Archbishop Martin calls for full inquiry on Tuam home

Medical tests allegedly carried out on children in care of nuns ‘should be among issues examined’

Archbishop Diarmuid Martin said it seemed those who were running mother and baby homes didn’t understand how to look after children.  Photograph: Cyril Byrne/The Irish Times

Archbishop Diarmuid Martin said it seemed those who were running mother and baby homes didn’t understand how to look after children. Photograph: Cyril Byrne/The Irish Times

 

The Catholic archbishop of Dublin Diarmuid Martin has called for a properly constituted commission to examine issues raised by the discovery of a mass babies’ grave in Tuam, Co Galway – including the allegation that medical trials were carried out on children.

Archbishop Martin also said the commission should investigate whether similar burials took place at other mother and baby homes throughout the State.

He suggested the commission be independent of the Catholic Church and State agencies with a chairman possibly taken from the judicial profession. He suggested membership should include people such as Ian Elliott former chief executive officer of the National Board for Safeguarding Children in the Catholic Church in Ireland.

Gardaí have begun to examine the circumstances around the discovery of a large quantity of human remains at a site in Tuam, Co Galway beside a former mother-and-baby home run by the Bon Secours order between the 1920s and the 1960s.

Archbishop Martin said the indications were that “if something happened in Tuam it probably happened in other mother and baby homes around the country”.

Because of this he said he believed a wide ranging investigation was necessary.

“There is no point in investigating just what happened in Tuam and then next year finding out more. We have to look at the whole culture of mother and baby homes, they are talking about medical experiments [vaccine trials] there. We (also) have to look at the question of adoption,” he said.

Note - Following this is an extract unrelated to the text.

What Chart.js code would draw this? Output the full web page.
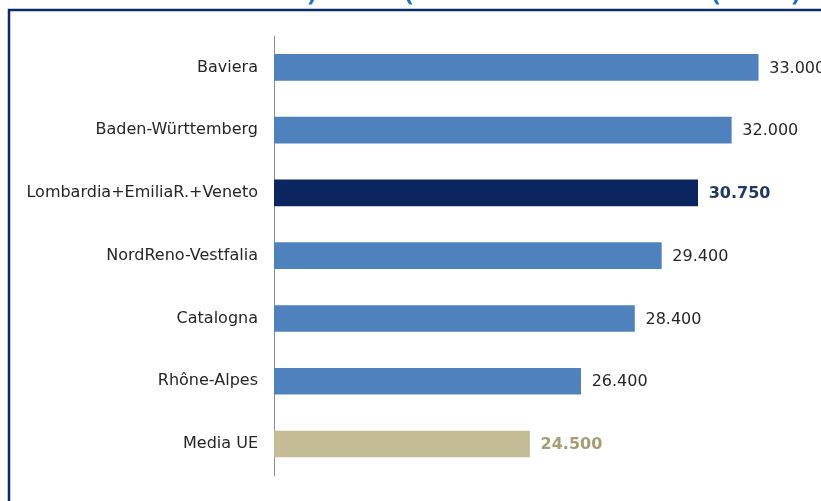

“They are very complicated and very sensitive issues but the only way we will come out of this particular period of our history is when the truth comes out.”

Speaking on RTÉ’s This Week, he said it was very important that any investigation should be separated from the church and State or any other organisation that was involved “because there is an entanglement there that goes right through a period of Irish history. It is only an independent person who would be able to that”.

Archbishop Martin said such a commission should “perhaps be headed by a judicial personality” and he said he thought a person of the calibre of Ian Elliott whom he described as a “very strong” person in the the investigation of child abuse in the Catholic church, would be a very interesting addition to any such commission.

Archbishop Martin said while there were many diseases affecting childhood mortality, and bringing so many children together would spread viruses, there were issues about nutrition.

He said all the indications were “that those who were running those institutions didn’t understand and did not want to understand how you look after children and how you examine the special care that children need at that early stage”.

An inter-departmental historical review of mother-and-baby homes throughout the State is to be completed by the end of the month, Minister for Children Charlie Flanagan has said.

He was responding last week to questions on the Government’s response to the deaths of almost 800 children in the Tuam home, uncovered by local woman and researcher Catherine Corless.

The review group will include representatives of the Departments of Justice, Health, Children, Education and Environment.

The outcome of the Garda “scoping exercise”, begun in recent days as controversy around the site has increased, will determine whether a criminal investigation is required.